- _PROVIDED ENTRIES_

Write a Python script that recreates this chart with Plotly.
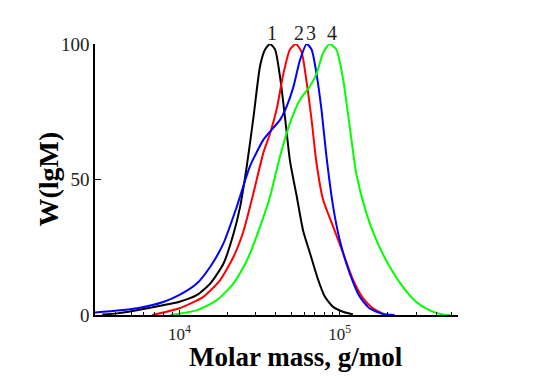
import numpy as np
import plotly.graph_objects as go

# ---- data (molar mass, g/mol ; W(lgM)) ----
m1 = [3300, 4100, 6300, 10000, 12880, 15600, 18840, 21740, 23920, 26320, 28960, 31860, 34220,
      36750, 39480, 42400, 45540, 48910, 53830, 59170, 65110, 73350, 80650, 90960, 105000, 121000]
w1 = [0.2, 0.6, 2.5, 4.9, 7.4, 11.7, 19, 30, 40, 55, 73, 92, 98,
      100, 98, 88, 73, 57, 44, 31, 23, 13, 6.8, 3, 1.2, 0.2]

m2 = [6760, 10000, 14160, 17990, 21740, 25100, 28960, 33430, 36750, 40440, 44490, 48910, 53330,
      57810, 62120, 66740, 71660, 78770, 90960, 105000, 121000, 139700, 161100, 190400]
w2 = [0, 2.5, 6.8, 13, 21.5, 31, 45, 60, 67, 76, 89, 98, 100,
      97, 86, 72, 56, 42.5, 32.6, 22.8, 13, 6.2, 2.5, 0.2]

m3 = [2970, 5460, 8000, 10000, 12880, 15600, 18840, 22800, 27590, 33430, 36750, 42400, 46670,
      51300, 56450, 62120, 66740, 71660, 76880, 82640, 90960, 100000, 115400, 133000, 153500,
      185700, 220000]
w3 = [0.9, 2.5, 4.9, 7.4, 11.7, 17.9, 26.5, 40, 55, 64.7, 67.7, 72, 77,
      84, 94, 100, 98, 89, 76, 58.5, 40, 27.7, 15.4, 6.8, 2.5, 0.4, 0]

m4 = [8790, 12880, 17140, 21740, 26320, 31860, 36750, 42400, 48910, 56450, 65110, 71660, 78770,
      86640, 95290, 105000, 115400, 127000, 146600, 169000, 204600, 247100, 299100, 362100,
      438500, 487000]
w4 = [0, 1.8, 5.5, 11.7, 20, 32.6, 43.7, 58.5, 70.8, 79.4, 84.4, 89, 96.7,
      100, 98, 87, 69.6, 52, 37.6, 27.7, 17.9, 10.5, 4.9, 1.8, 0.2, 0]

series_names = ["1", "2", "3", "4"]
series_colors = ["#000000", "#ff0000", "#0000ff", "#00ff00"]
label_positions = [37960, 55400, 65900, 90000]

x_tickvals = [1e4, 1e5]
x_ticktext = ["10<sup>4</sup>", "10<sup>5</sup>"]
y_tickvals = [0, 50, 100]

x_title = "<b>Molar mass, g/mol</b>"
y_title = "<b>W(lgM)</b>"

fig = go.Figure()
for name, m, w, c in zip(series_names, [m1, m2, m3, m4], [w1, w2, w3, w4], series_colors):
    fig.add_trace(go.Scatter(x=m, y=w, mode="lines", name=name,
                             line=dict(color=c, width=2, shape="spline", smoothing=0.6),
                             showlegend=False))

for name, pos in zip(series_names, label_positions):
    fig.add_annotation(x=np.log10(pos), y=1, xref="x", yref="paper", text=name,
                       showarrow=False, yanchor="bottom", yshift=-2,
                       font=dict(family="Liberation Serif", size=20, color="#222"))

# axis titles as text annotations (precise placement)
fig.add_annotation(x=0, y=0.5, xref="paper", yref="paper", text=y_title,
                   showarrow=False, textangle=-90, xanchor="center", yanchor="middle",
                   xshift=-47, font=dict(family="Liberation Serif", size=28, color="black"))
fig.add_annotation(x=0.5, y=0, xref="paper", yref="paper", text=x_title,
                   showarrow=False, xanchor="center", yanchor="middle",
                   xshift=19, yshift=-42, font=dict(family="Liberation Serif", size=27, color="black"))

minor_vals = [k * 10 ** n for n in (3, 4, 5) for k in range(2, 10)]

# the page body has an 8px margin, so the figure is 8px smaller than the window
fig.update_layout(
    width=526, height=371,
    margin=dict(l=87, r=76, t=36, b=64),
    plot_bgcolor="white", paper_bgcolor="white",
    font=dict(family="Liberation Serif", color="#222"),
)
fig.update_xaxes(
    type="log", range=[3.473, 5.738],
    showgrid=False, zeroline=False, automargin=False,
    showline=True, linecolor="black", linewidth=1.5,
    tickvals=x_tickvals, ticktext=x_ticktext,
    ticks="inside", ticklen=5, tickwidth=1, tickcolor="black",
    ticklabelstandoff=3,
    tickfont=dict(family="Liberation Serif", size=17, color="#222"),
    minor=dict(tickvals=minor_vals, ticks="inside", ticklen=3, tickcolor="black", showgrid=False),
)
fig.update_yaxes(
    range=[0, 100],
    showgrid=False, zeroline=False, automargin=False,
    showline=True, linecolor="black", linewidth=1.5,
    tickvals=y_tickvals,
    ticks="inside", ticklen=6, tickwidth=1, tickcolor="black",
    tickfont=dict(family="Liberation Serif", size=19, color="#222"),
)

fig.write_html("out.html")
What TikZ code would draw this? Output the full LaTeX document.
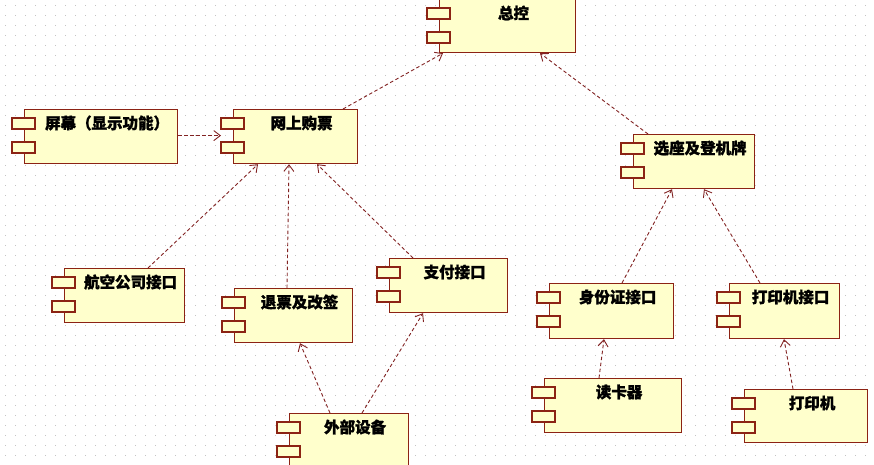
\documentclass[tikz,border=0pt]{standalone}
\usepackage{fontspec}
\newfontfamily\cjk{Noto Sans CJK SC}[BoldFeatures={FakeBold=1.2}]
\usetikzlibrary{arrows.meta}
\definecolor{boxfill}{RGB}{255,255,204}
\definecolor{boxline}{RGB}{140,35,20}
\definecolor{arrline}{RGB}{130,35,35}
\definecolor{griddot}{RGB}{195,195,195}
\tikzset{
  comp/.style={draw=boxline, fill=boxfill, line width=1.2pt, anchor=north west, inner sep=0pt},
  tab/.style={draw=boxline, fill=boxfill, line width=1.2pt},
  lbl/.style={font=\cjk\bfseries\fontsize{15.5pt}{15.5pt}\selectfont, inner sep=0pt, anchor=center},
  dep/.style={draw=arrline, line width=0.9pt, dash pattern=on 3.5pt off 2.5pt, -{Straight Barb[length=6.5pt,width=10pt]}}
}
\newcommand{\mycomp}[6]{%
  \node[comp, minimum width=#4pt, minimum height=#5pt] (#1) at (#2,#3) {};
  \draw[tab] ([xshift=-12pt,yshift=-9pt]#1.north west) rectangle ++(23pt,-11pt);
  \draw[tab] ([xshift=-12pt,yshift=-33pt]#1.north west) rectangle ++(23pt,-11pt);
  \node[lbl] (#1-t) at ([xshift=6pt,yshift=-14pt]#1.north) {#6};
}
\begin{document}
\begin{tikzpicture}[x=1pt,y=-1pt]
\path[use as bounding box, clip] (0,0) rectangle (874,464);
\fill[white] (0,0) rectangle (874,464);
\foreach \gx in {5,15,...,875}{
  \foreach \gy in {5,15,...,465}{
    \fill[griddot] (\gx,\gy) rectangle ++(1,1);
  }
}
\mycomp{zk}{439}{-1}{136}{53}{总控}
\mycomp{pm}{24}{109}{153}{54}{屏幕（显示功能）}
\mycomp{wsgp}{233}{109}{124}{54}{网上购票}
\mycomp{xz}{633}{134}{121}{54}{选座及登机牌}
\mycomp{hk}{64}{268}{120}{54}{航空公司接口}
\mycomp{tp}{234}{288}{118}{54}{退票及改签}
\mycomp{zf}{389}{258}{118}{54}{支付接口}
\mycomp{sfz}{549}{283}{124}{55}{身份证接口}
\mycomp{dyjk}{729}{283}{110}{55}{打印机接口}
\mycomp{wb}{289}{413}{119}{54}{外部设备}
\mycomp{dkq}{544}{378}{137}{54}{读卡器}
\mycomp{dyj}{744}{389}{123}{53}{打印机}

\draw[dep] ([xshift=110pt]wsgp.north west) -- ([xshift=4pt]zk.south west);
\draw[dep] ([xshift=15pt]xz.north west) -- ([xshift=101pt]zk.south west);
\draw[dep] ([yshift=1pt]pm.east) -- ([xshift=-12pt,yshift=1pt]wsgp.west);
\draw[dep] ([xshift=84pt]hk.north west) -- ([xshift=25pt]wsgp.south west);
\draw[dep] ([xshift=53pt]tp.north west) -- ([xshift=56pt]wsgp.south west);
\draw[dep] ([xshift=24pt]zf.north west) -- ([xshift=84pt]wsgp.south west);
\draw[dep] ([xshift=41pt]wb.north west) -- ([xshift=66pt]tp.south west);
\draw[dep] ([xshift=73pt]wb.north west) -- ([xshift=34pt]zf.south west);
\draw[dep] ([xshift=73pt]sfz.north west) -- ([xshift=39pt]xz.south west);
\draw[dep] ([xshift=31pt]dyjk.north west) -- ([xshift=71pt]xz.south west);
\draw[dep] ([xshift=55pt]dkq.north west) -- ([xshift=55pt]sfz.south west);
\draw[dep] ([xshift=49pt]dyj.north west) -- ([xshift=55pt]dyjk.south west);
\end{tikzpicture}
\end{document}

- _EXERCISE BRIEF_
The lines from the top of the data above through the one holding "import plotly.graph_objects as go" are to be repeated exactly, and only those, with no pictures.

- _EXERCISE SOLUTION_
Write a Python script that recreates this chart with Plotly.
import numpy as np
import plotly.graph_objects as go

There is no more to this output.